A new study suggests that extreme temperatures could lead to a mass extinction event – the first since the dinosaurs died out – that would ultimately end the reign of humans and mammals on Earth.

Oh, no! Panic stations! We must cut greenhouse gas emissions even harder!

Or not…

Dr Alexander Farnsworth, a Senior Research Associate at the University of Bristol, led the research that paints a grim picture of our planet’s distant future.

Wait… distant? How distant?

Scientists believe that Earth’s continents are slowly drifting and will eventually come together to form a single massive landmass, called Pangea Ultima.

What they’re not telling you is how slow that drift is. The formation of Pangea Ultima will take at least another 250 million years. Which means that this putative mass extinction is as far in the future as the Permian-Triassic extinction is in the past.

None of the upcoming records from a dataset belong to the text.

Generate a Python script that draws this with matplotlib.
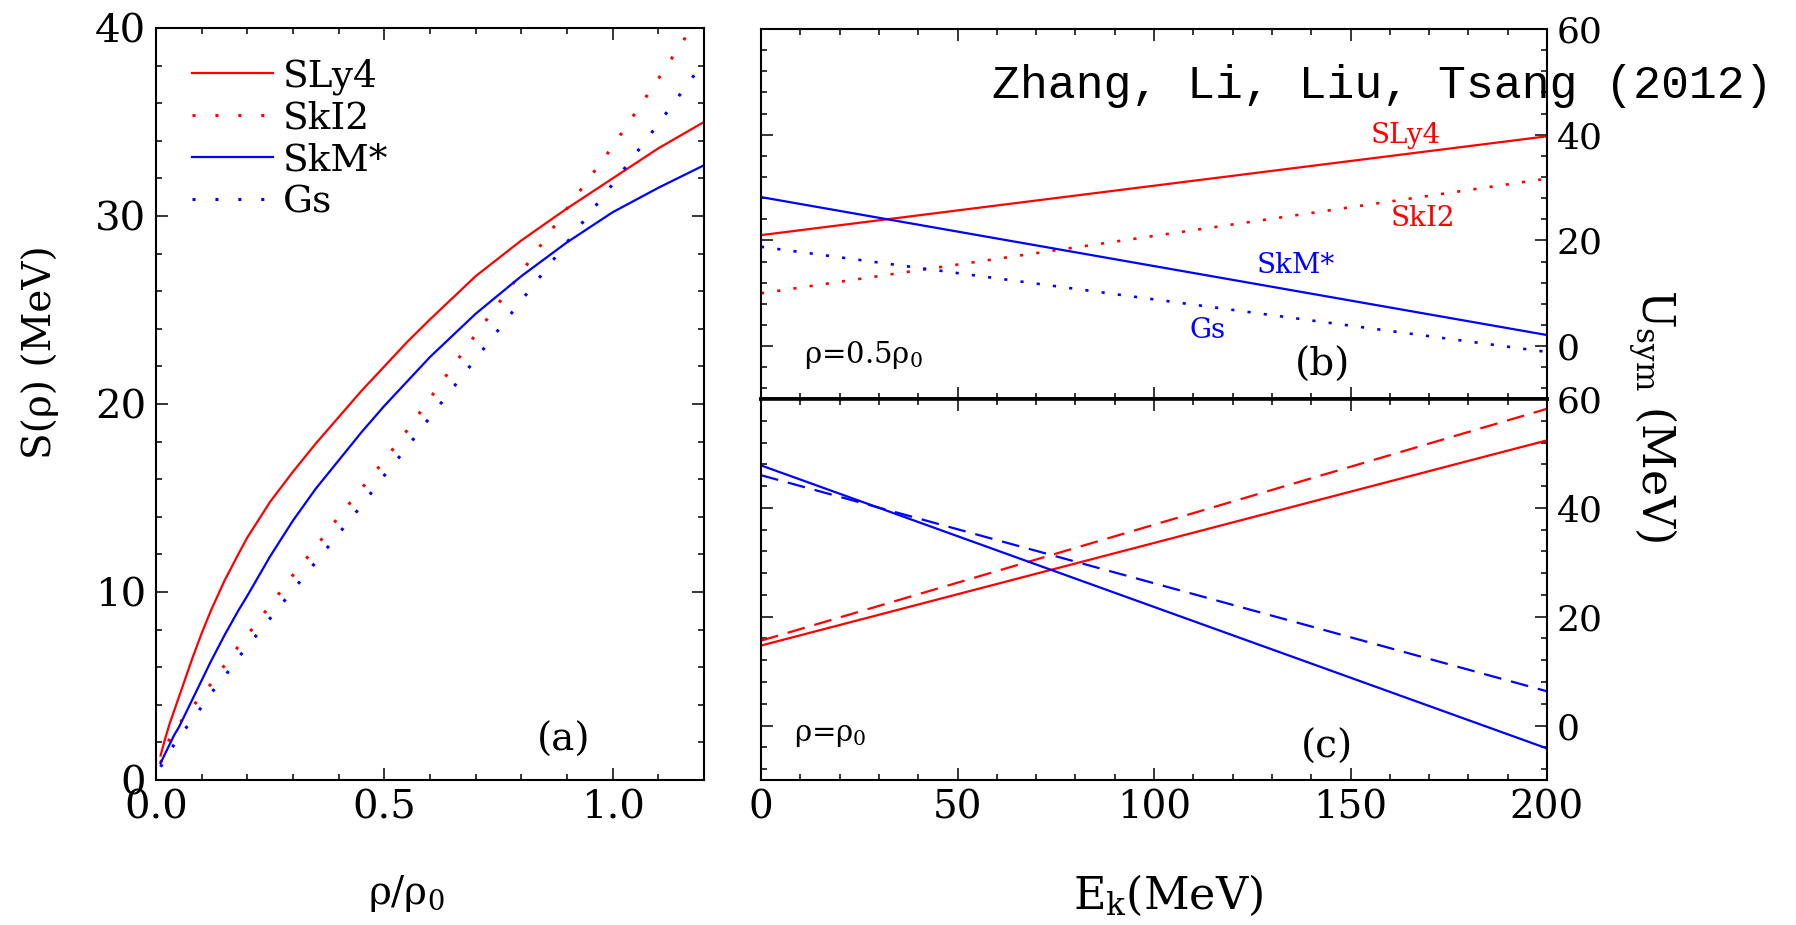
import matplotlib
matplotlib.use('Agg')
import matplotlib.pyplot as plt
from matplotlib.ticker import MultipleLocator, FixedLocator

plt.rcParams['font.family'] = 'DejaVu Serif'
plt.rcParams['mathtext.fontset'] = 'dejavuserif'

# ---------------- data ----------------
rho = [0.01, 0.02, 0.03, 0.04, 0.05, 0.06, 0.08, 0.1, 0.12, 0.15, 0.18, 0.2, 0.25,
       0.3, 0.35, 0.4, 0.45, 0.5, 0.55, 0.6, 0.7, 0.8, 0.9, 1.0, 1.1, 1.2]
S_SLy4 = [1.3, 2.2, 3.0, 3.7, 4.4, 5.1, 6.5, 7.8, 9.0, 10.6, 12.0, 12.9, 14.8,
          16.4, 17.9, 19.3, 20.7, 22.0, 23.3, 24.5, 26.8, 28.7, 30.4, 32.0, 33.6, 35.0]
S_SkI2 = [0.9, 1.6, 2.2, 2.6, 2.95, 3.3, 3.9, 4.5, 5.1, 6.1, 7.1, 7.7, 9.3,
          10.9, 12.4, 14.0, 15.5, 17.0, 18.6, 20.3, 23.7, 27.0, 30.4, 33.7, 37.3, 41.0]
S_SkMs = [0.9, 1.4, 1.9, 2.4, 2.8, 3.3, 4.3, 5.3, 6.3, 7.7, 9.0, 9.8, 11.9,
          13.8, 15.5, 17.0, 18.5, 19.9, 21.2, 22.5, 24.8, 26.8, 28.6, 30.2, 31.5, 32.7]
S_Gs = [0.7, 1.1, 1.5, 1.9, 2.2, 2.6, 3.2, 3.9, 4.6, 5.5, 6.5, 7.1, 8.6,
        10.1, 11.6, 13.1, 14.6, 16.2, 17.7, 19.3, 22.4, 25.5, 28.6, 31.7, 34.9, 38.2]

Ek = [0, 200]
# panel (b): rho = 0.5 rho0
Ub_SLy4 = [21.0, 39.7]
Ub_SkI2 = [10.0, 31.7]
Ub_SkMs = [28.2, 2.1]
Ub_Gs = [18.8, -1.1]
# panel (c): rho = rho0
Uc_SLy4 = [14.7, 52.4]
Uc_SkI2 = [15.6, 58.2]
Uc_SkMs = [47.8, -4.2]
Uc_Gs = [46.0, 6.3]

names = ['SLy4', 'SkI2', 'SkM*', 'Gs']
RED, BLUE = '#ff0000', '#0000ff'

W, H = 1796, 925
fig = plt.figure(figsize=(W / 100, H / 100), dpi=100)


def box(l, t, r, b):
    return [l / W, 1 - b / H, (r - l) / W, (b - t) / H]


axa = fig.add_axes(box(156, 28, 704, 780))
axb = fig.add_axes(box(761, 29, 1547, 399))
axc = fig.add_axes(box(761, 399, 1547, 780))

DOT_A = (0, (1, 6.5))
DOT_B = (0, (1.2, 5))
DASH = (0, (8, 4.5))


def style(ax, lsize):
    ax.tick_params(which='both', direction='in', top=True, right=True,
                   width=1.1, color='black', labelsize=lsize, pad=7)
    ax.tick_params(which='major', length=8.5)
    ax.tick_params(which='minor', length=4.3)
    for s in ax.spines.values():
        s.set_linewidth(1.5)


# ---------------- panel (a) ----------------
axa.plot(rho, S_SLy4, color=RED, lw=1.6, label=names[0])
axa.plot(rho, S_SkI2, color=RED, lw=2.2, ls=DOT_A, label=names[1])
axa.plot(rho, S_SkMs, color=BLUE, lw=1.6, label=names[2])
axa.plot(rho, S_Gs, color=BLUE, lw=2.2, ls=DOT_A, label=names[3])
axa.set_xlim(0, 1.2)
axa.set_ylim(0, 40)
axa.xaxis.set_major_locator(FixedLocator([0.0, 0.5, 1.0]))
axa.set_xticklabels(['0.0', '0.5', '1.0'])
axa.xaxis.set_minor_locator(MultipleLocator(0.1))
axa.yaxis.set_major_locator(MultipleLocator(10))
axa.yaxis.set_minor_locator(MultipleLocator(2))
style(axa, 29)
axa.text(0.893, 2.1, '(a)', fontsize=28, ha='center', va='center')
leg = axa.legend(loc='upper left', bbox_to_anchor=(0.066, 0.96), frameon=False,
                 fontsize=27, handlelength=2.15, handletextpad=0.26,
                 labelspacing=0.16, borderpad=0, borderaxespad=0)

# ---------------- panel (b) ----------------
axb.plot(Ek, Ub_SLy4, color=RED, lw=1.6)
axb.plot(Ek, Ub_SkI2, color=RED, lw=1.9, ls=DOT_B)
axb.plot(Ek, Ub_SkMs, color=BLUE, lw=1.6)
axb.plot(Ek, Ub_Gs, color=BLUE, lw=1.9, ls=DOT_B)
axb.text(164, 39.9, names[0], color=RED, fontsize=20, ha='center', va='center')
axb.text(168.5, 24.2, names[1], color=RED, fontsize=20, ha='center', va='center')
axb.text(136, 15.3, names[2], color=BLUE, fontsize=20, ha='center', va='center')
axb.text(113.7, 3.0, names[3], color=BLUE, fontsize=20, ha='center', va='center')
axb.text(11, -1.7, 'ρ=0.5ρ$_0$', fontsize=21, ha='left', va='center')
axb.text(143, -3.6, '(b)', fontsize=28, ha='center', va='center')

# ---------------- panel (c) ----------------
axc.plot(Ek, Uc_SLy4, color=RED, lw=1.6)
axc.plot(Ek, Uc_SkI2, color=RED, lw=1.6, ls=DASH)
axc.plot(Ek, Uc_SkMs, color=BLUE, lw=1.6)
axc.plot(Ek, Uc_Gs, color=BLUE, lw=1.6, ls=DASH)
axc.text(8.4, -1.8, 'ρ=ρ$_0$', fontsize=21, ha='left', va='center')
axc.text(144, -4.0, '(c)', fontsize=28, ha='center', va='center')

for ax in (axb, axc):
    ax.set_xlim(0, 200)
    ax.set_ylim(-10, 60)
    ax.xaxis.set_major_locator(MultipleLocator(50))
    ax.xaxis.set_minor_locator(MultipleLocator(10))
    ax.yaxis.set_major_locator(FixedLocator([0, 20, 40, 60]))
    ax.yaxis.set_minor_locator(MultipleLocator(4))
    style(ax, 26)
    ax.tick_params(labelleft=False, labelright=True)
axb.tick_params(labelbottom=False)
axc.tick_params(axis='x', labelsize=28)
axb.spines['bottom'].set_linewidth(2.6)
axc.spines['top'].set_linewidth(2.6)

# ---------------- figure labels ----------------
fig.text(40 / W, 1 - 352 / H, 'S(ρ) (MeV)', rotation=90, fontsize=28,
         ha='center', va='center')
fig.text(406 / W, 1 - 893 / H, 'ρ/ρ$_0$', fontsize=28, ha='center', va='center')
fig.text(1168 / W, 1 - 895 / H, r'E$_{\mathrm{k}}$(MeV)', fontsize=32,
         ha='center', va='center')
fig.text(1652 / W, 1 - 416 / H, r'U$_{\rm sym}$ (MeV)', rotation=-90, fontsize=32,
         ha='center', va='center')
fig.text(1773 / W, 1 - 98 / H, 'Zhang, Li, Liu, Tsang (2012)', family='Liberation Mono',
         fontsize=33.5, ha='right', va='baseline', zorder=10)

fig.savefig('out.png', dpi=100)
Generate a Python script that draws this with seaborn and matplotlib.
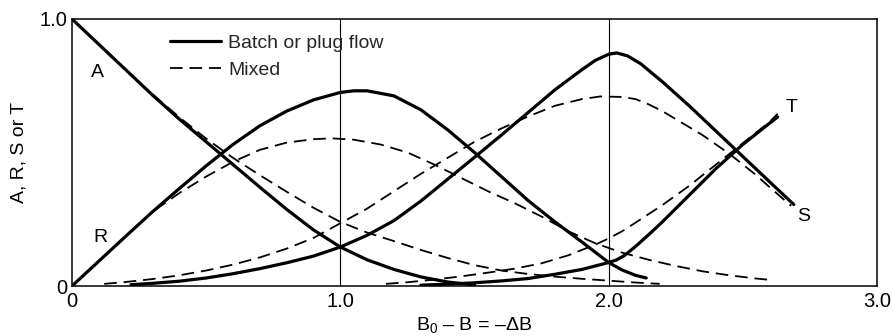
import matplotlib
matplotlib.use("Agg")
import matplotlib.pyplot as plt
from matplotlib.lines import Line2D
import seaborn as sns
import pandas as pd

# Batch / plug flow reactor curves (solid)
a_batch_x = [0, 0.1, 0.2, 0.3, 0.4, 0.5, 0.6, 0.7, 0.8, 0.9, 1.0, 1.1, 1.2, 1.3, 1.4, 1.5]
a_batch_y = [1.0, 0.905, 0.81, 0.715, 0.625, 0.54, 0.455, 0.37, 0.287, 0.21, 0.146, 0.098, 0.062, 0.034, 0.015, 0.004]

r_batch_x = [0, 0.1, 0.2, 0.3, 0.4, 0.5, 0.6, 0.7, 0.8, 0.9, 1.0, 1.05, 1.1, 1.2, 1.3, 1.4, 1.5,
             1.6, 1.7, 1.8, 1.9, 2.0, 2.05, 2.1, 2.14]
r_batch_y = [0, 0.093, 0.186, 0.278, 0.365, 0.45, 0.53, 0.60, 0.655, 0.697, 0.725, 0.731, 0.731, 0.712,
             0.66, 0.585, 0.50, 0.41, 0.32, 0.24, 0.165, 0.088, 0.06, 0.04, 0.03]

s_batch_x = [0.22, 0.3, 0.4, 0.5, 0.6, 0.7, 0.8, 0.9, 1.0, 1.1, 1.2, 1.3, 1.4, 1.5, 1.6, 1.7, 1.8,
             1.9, 1.95, 2.0, 2.03, 2.07, 2.12, 2.2, 2.3, 2.4, 2.5, 2.6, 2.69]
s_batch_y = [0.005, 0.01, 0.018, 0.03, 0.046, 0.065, 0.087, 0.112, 0.146, 0.19, 0.245, 0.318, 0.40,
             0.482, 0.565, 0.65, 0.735, 0.81, 0.845, 0.868, 0.873, 0.862, 0.832, 0.765, 0.675, 0.58,
             0.485, 0.39, 0.305]

t_batch_x = [1.3, 1.4, 1.5, 1.6, 1.7, 1.8, 1.9, 1.95, 2.0, 2.03, 2.06, 2.1, 2.15, 2.2, 2.3, 2.4, 2.5, 2.6, 2.63]
t_batch_y = [0.003, 0.007, 0.012, 0.019, 0.028, 0.044, 0.062, 0.075, 0.088, 0.098, 0.115, 0.148, 0.193,
             0.24, 0.34, 0.44, 0.53, 0.61, 0.633]

# Mixed flow reactor curves (dashed)
a_mixed_x = [0.3, 0.4, 0.5, 0.6, 0.7, 0.8, 0.9, 1.0, 1.1, 1.2, 1.3, 1.4, 1.5, 1.6, 1.7, 1.8, 1.9, 2.0, 2.1, 2.19]
a_mixed_y = [0.718, 0.632, 0.552, 0.48, 0.415, 0.353, 0.293, 0.24, 0.20, 0.168, 0.135, 0.105, 0.078,
             0.058, 0.045, 0.035, 0.027, 0.02, 0.013, 0.008]

r_mixed_x = [0.31, 0.4, 0.5, 0.6, 0.7, 0.8, 0.9, 0.97, 1.05, 1.15, 1.25, 1.35, 1.45, 1.55, 1.65, 1.75,
             1.85, 1.95, 2.05, 2.15, 2.25, 2.35, 2.45, 2.55, 2.61]
r_mixed_y = [0.285, 0.348, 0.41, 0.465, 0.51, 0.537, 0.55, 0.553, 0.548, 0.53, 0.50, 0.455, 0.405, 0.355,
             0.31, 0.26, 0.205, 0.16, 0.125, 0.098, 0.075, 0.055, 0.04, 0.028, 0.022]

s_mixed_x = [0.12, 0.2, 0.3, 0.4, 0.5, 0.6, 0.7, 0.8, 0.9, 1.0, 1.1, 1.2, 1.3, 1.4, 1.5, 1.6, 1.7, 1.8,
             1.9, 1.97, 2.05, 2.1, 2.15, 2.2, 2.25, 2.3, 2.35, 2.4, 2.45, 2.5, 2.55, 2.6, 2.68]
s_mixed_y = [0.008, 0.015, 0.026, 0.04, 0.058, 0.08, 0.107, 0.14, 0.18, 0.235, 0.29, 0.355, 0.42, 0.48,
             0.54, 0.59, 0.635, 0.675, 0.70, 0.71, 0.708, 0.70, 0.68, 0.655, 0.625, 0.595, 0.565, 0.53,
             0.495, 0.455, 0.415, 0.37, 0.30]

t_mixed_x = [1.17, 1.25, 1.35, 1.45, 1.55, 1.65, 1.75, 1.85, 1.95, 2.0, 2.05, 2.1, 2.15, 2.2, 2.3, 2.4,
             2.5, 2.6, 2.63]
t_mixed_y = [0.008, 0.014, 0.024, 0.036, 0.05, 0.065, 0.085, 0.115, 0.155, 0.178, 0.205, 0.237, 0.27,
             0.303, 0.375, 0.455, 0.535, 0.615, 0.645]

x_ticks = [0, 1.0, 2.0, 3.0]
x_tick_labels = ["0", "1.0", "2.0", "3.0"]
y_ticks = [0, 1.0]
y_tick_labels = ["0", "1.0"]

curves = {
    ("A", "Batch or plug flow"): (a_batch_x, a_batch_y),
    ("R", "Batch or plug flow"): (r_batch_x, r_batch_y),
    ("S", "Batch or plug flow"): (s_batch_x, s_batch_y),
    ("T", "Batch or plug flow"): (t_batch_x, t_batch_y),
    ("A", "Mixed"): (a_mixed_x, a_mixed_y),
    ("R", "Mixed"): (r_mixed_x, r_mixed_y),
    ("S", "Mixed"): (s_mixed_x, s_mixed_y),
    ("T", "Mixed"): (t_mixed_x, t_mixed_y),
}
frames = []
for (species, reactor), (xs, ys) in curves.items():
    frames.append(pd.DataFrame({"dB": xs, "conc": ys, "species": species, "reactor": reactor}))
df = pd.concat(frames, ignore_index=True)

sns.set_theme(style="white")
plt.rcParams["font.family"] = ["Liberation Sans", "DejaVu Sans"]
plt.rcParams["mathtext.fontset"] = "custom"
plt.rcParams["mathtext.rm"] = "Liberation Sans"
plt.rcParams["mathtext.it"] = "Liberation Sans"

FS = 14

fig = plt.figure(figsize=(8.93, 3.36), dpi=100)
ax = fig.add_axes([72 / 893, 1 - 286 / 336, 805 / 893, 267 / 336])

styles = {
    "Batch or plug flow": dict(linewidth=2.3, linestyle="-"),
    "Mixed": dict(linewidth=1.3, linestyle=(0, (7, 3.8))),
}
for (species, reactor), sub in df.groupby(["species", "reactor"], sort=False):
    sns.lineplot(data=sub, x="dB", y="conc", ax=ax, color="black", sort=False,
                 estimator=None, legend=False, **styles[reactor])

# reference lines at 1.0 and 2.0
for xv in [1.0, 2.0]:
    ax.axvline(xv, color="black", linewidth=0.8, zorder=0)

ax.set_xlim(0, 3.0)
ax.set_ylim(0, 1.0)
ax.set_xticks(x_ticks)
ax.set_xticklabels(x_tick_labels)
ax.set_yticks(y_ticks)
ax.set_yticklabels(y_tick_labels)
ax.tick_params(axis="both", length=0, labelsize=FS + 0.5, colors="black")
ax.tick_params(axis="x", pad=4)
ax.tick_params(axis="y", pad=3)
for sp in ax.spines.values():
    sp.set_visible(True)
    sp.set_color("black")
    sp.set_linewidth(1.1)

ax.set_xlabel(r"B$_\mathregular{0}$ – B = –ΔB", fontsize=FS, color="black", labelpad=3)
ax.set_ylabel("A, R, S or T", fontsize=FS, color="black", labelpad=9)

# curve labels
for txt, xv, yv in [("A", 0.093, 0.80), ("R", 0.105, 0.18), ("T", 2.68, 0.667), ("S", 2.725, 0.262)]:
    ax.text(xv, yv, txt, fontsize=FS, color="black", ha="center", va="center")

handles = [
    Line2D([], [], color="black", **styles["Batch or plug flow"]),
    Line2D([], [], color="black", **styles["Mixed"]),
]
ax.legend(handles, ["Batch or plug flow", "Mixed"], loc="upper left",
          bbox_to_anchor=((170 - 72) / 805, 1 - (34 - 19) / 267), frameon=False,
          fontsize=FS, handlelength=2.6, handletextpad=0.4, labelspacing=0.5,
          borderpad=0, borderaxespad=0)

fig.savefig("out.png", dpi=100)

So, you’ll pardon me if I don’t give up fossil fuels just yet.

But they’re not just trying to create a false panic amongst the Climatards: they’re also almost certainly exaggerating the chances of mass extinction. That’s because the processes involved are so geologically slow that life will have ample time to evolve and adapt. After all, the last time there was similar supercontinent, the original Pangea, life thrived. It was the time of the dinosaurs.

First, the formation of the supercontinent would mean more land area far from the cooling effects of the ocean – a phenomenon known as the continentality effect.

Second, over millions of years, the sun will become brighter, emitting more energy and warming the Earth.

Third, increased volcanic activity due to tectonic movements would release more carbon dioxide into the atmosphere, trapping more heat.

How hot?

“Widespread temperatures of between 40 to 50° Celsius (104 to 122° Fahrenheit), and even greater daily extremes, compounded by high levels of humidity would ultimately seal our fate,” Dr Farnsworth added.

“Humans – along with many other species – would expire due to their inability to shed this heat through sweat, cooling their bodies.”

Well, if humans are still around in 250 million years, I rather suspect that they’ll be able to cope just fine. Assuming, of course, that the Climate Cult haven’t succeeded in plunging us back into the Stone Age, in the interim.

It should also be noted that the Jurassic was a much hotter period, with vastly higher atmospheric carbon dioxide, than today. It was a global paradise. Reptiles thrived even at present-day Arctic and Antarctic latitudes.

Ridiculously, though, they’re still trying to whip up the alarmism.

While this scenario is millions of years away, the researchers stress that we shouldn’t lose sight of the current climate crisis.

No, what they shouldn’t do is abuse what is otherwise decent science by trying to yoke it to their silly political bandwagons.

And they wonder why so many people distrust them.